Does anyone know how many SEL type planes were sold each year in bygone days compared to recently?

I, too, think that the insanely low price of commercial tickets today, compared to the sometimes insanely high prices of pre-deregution, must have something to do with it. I’m also wondering if the urbanization of the South and the West over the last half century may have a role: I just don’t think city dwellers want to drive 45 minutes to an airport in order to rent a plane to have a $150 hamburger.

Data point. In 1970 a Ferrari 365 GTB/4 was $27,000 about twice what is quoted for the aircraft.

A Dino was about $14K, IIRC. I didn’t say it was the top of the line, like the 172 Skyhawk wasn’t the top of Cessna’s line.
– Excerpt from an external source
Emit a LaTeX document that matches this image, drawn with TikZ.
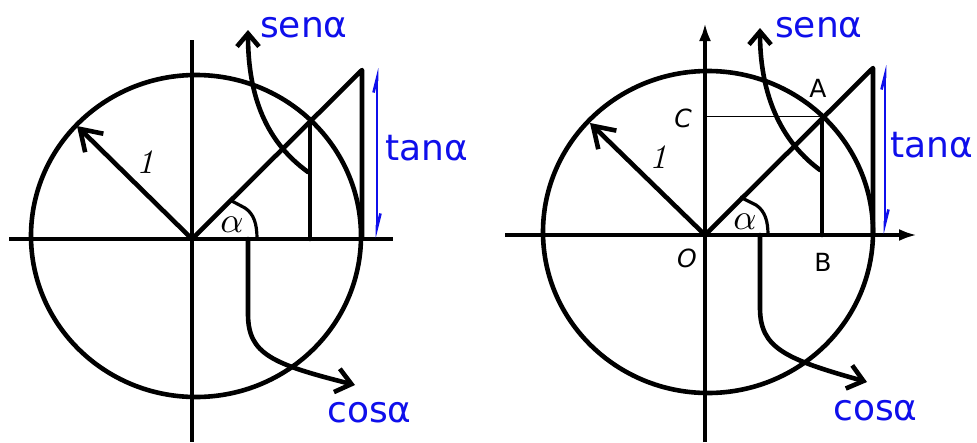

I think basically every airplane gets sold. A figure I’ve heard was 15,000 planes were produced one year in the late-'70s. I’ve just done a google search and found a figure of 14,398 in 1978 source: GAMA). It also mentions that in 1985 only 444 aircraft were produced. In 2013, the figure is 2,256, of which only 933 were pistons. I don’t know how many of those were SELs.

In addition to whatever factors are specific to general aviation, there’s simply been a general decline in interest in expensive, time-consuming and occasionally dangerous hobbies. Motorcycles, boats and campers all saw basically the same trend as general aviation, peaking as the baby boomers reached early middle-age in the 70’s and 80’s and steadily declining in the following decades. The same basic complaint is also there that the manufacturers now only build expensive high end bikes/boats/RV’s and are therefore killing the hobby not offering cheaper entry level ones, but (at least IMHO) the evidence points more towards the manufacturers responding to the shrinking and aging market than being a cause of it.